Required work: Exclude the pictures and return every line exactly as written.

Data:

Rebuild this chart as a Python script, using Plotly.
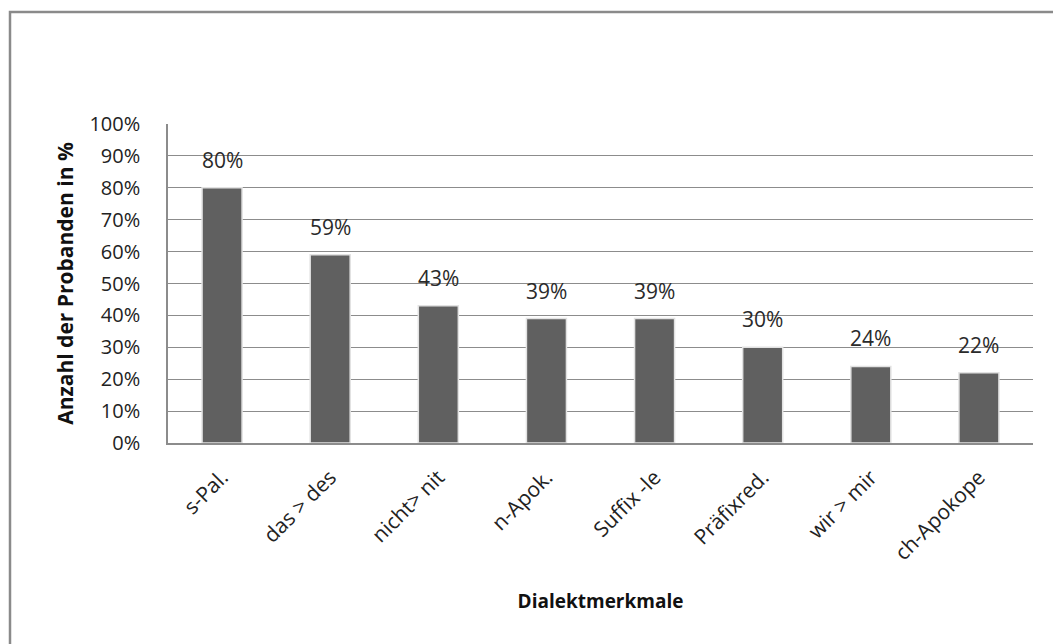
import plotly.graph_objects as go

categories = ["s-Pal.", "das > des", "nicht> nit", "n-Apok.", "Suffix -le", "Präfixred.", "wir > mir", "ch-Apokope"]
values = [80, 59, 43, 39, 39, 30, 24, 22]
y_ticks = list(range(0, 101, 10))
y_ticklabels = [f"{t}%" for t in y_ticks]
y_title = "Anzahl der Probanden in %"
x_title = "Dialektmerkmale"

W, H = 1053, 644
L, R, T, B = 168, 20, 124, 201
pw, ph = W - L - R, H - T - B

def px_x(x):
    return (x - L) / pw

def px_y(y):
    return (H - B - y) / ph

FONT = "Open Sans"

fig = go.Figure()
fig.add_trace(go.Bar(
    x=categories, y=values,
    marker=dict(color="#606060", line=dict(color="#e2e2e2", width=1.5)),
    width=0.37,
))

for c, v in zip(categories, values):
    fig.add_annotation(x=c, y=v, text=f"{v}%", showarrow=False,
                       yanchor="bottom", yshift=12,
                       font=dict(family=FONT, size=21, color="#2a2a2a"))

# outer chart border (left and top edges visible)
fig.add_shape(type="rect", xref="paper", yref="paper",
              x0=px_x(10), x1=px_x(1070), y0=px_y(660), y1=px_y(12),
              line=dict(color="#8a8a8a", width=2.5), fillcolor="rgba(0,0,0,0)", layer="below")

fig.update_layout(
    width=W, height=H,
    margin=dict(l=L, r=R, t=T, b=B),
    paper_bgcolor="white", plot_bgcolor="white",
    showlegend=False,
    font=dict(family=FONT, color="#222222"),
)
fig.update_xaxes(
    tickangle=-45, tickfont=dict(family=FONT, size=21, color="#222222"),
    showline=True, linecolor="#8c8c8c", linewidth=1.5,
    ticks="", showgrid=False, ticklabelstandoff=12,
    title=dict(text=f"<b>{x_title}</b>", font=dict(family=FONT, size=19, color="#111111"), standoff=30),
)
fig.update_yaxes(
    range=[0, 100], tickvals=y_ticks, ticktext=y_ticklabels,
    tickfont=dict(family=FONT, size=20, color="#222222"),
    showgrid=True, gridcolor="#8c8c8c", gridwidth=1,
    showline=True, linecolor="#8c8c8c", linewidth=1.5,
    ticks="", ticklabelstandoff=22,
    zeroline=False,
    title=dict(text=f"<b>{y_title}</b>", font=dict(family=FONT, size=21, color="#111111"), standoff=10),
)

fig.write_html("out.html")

Answer for this exercise:
Rebuild this chart as a Python script, using Plotly.
import plotly.graph_objects as go

categories = ["s-Pal.", "das > des", "nicht> nit", "n-Apok.", "Suffix -le", "Präfixred.", "wir > mir", "ch-Apokope"]
values = [80, 59, 43, 39, 39, 30, 24, 22]
y_ticks = list(range(0, 101, 10))
y_ticklabels = [f"{t}%" for t in y_ticks]
y_title = "Anzahl der Probanden in %"
x_title = "Dialektmerkmale"

W, H = 1053, 644
L, R, T, B = 168, 20, 124, 201
pw, ph = W - L - R, H - T - B

def px_x(x):
    return (x - L) / pw

def px_y(y):
    return (H - B - y) / ph

FONT = "Open Sans"

fig = go.Figure()
fig.add_trace(go.Bar(
    x=categories, y=values,
    marker=dict(color="#606060", line=dict(color="#e2e2e2", width=1.5)),
    width=0.37,
))

for c, v in zip(categories, values):
    fig.add_annotation(x=c, y=v, text=f"{v}%", showarrow=False,
                       yanchor="bottom", yshift=12,
                       font=dict(family=FONT, size=21, color="#2a2a2a"))

# outer chart border (left and top edges visible)
fig.add_shape(type="rect", xref="paper", yref="paper",
              x0=px_x(10), x1=px_x(1070), y0=px_y(660), y1=px_y(12),
              line=dict(color="#8a8a8a", width=2.5), fillcolor="rgba(0,0,0,0)", layer="below")

fig.update_layout(
    width=W, height=H,
    margin=dict(l=L, r=R, t=T, b=B),
    paper_bgcolor="white", plot_bgcolor="white",
    showlegend=False,
    font=dict(family=FONT, color="#222222"),
)
fig.update_xaxes(
    tickangle=-45, tickfont=dict(family=FONT, size=21, color="#222222"),
    showline=True, linecolor="#8c8c8c", linewidth=1.5,
    ticks="", showgrid=False, ticklabelstandoff=12,
    title=dict(text=f"<b>{x_title}</b>", font=dict(family=FONT, size=19, color="#111111"), standoff=30),
)
fig.update_yaxes(
    range=[0, 100], tickvals=y_ticks, ticktext=y_ticklabels,
    tickfont=dict(family=FONT, size=20, color="#222222"),
    showgrid=True, gridcolor="#8c8c8c", gridwidth=1,
    showline=True, linecolor="#8c8c8c", linewidth=1.5,
    ticks="", ticklabelstandoff=22,
    zeroline=False,
    title=dict(text=f"<b>{y_title}</b>", font=dict(family=FONT, size=21, color="#111111"), standoff=10),
)

fig.write_html("out.html")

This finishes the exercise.